All this, in a great location close to Tate Modern and the South Bank, costs as little as £99 per room per night. Many grotty bed and breakfasts on the outskirts of the city charge more. It seems like a giveaway and yet Citizen M’s real innovation is neither its tablet computers nor funky lobby but a business model that permits low prices and luxury touches while still achieving higher margins than conventional hotels.
“When you look at the net returns in this industry, they are pathetic!” says Levie. “Our big advantage is that we could start with a blank sheet of paper and rethink the whole model.”

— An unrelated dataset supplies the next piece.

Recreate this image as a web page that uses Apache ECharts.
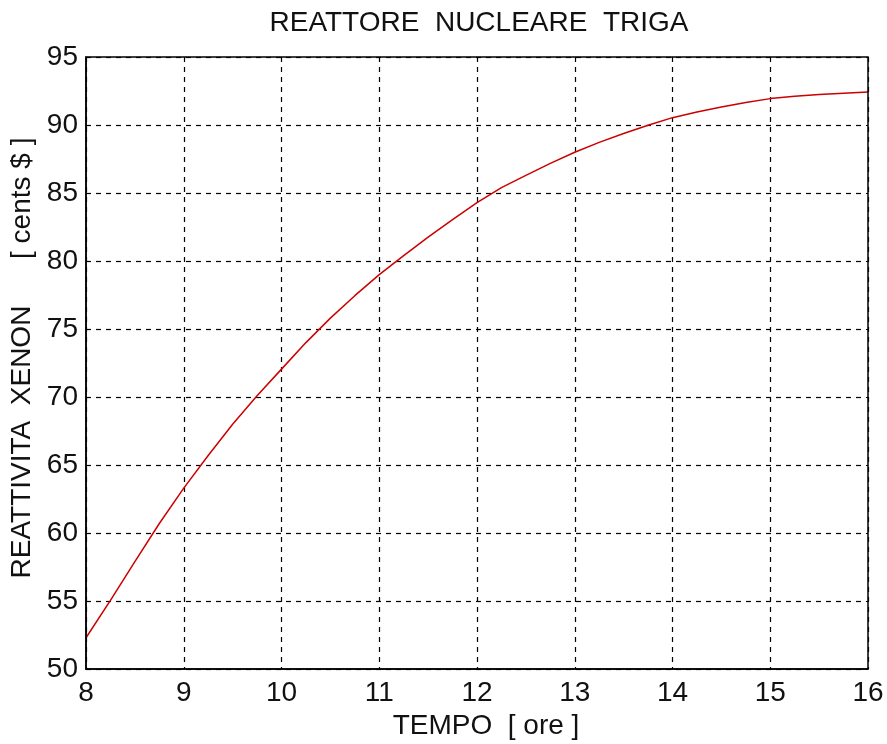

So the rooms, for example, are all identical, which is marketed as being “more democratic” but has the happy side effect of streamlining the booking and check-in process. They are prefabricated off-site (in Liverpool), then stacked together like Lego, allowing this hotel to open just 11 months after work began.
Online booking avoids commission payments to travel agents; self-service check-in terminals avoid the need for receptionists; the help-yourself, 24-hour canteen avoids the need for waiters. Even that expensive furniture comes at a discount, thanks to a partnership deal with manufacturer Vitra, which has been persuaded that the hotels will act as “living showrooms” for the products.
If this is a hotel revolution, then Citizen M is not alone in the vanguard. In New York, Yotel and the Pod Hotel have pioneered the combination of small bedrooms with large, stylish, communal areas. A second Pod Hotel opened earlier this month and both companies say they are planning expansion into other US cities.
Back in London, the Hoxton Hotel, which shares many of Citizen M’s characteristics – from free wi-fi and cheap snacks to a buzzing lobby that operates “like a public members club” – is poised for a rapid international roll-out after being bought in May for £65m by investment firm Ennismore Capital. “It’s a phenomenal brand and we want to scale that globally,” says Sharan Pasricha, managing partner of Ennismore Capital. “Put simply, budget doesn’t have to be boring any more.”
● Double rooms at Citizen M (www.citizenm.com) cost between £99 and £199.
● Doubles at the Hoxton (www.hoxtonhotels.com) cost between £49 and £249.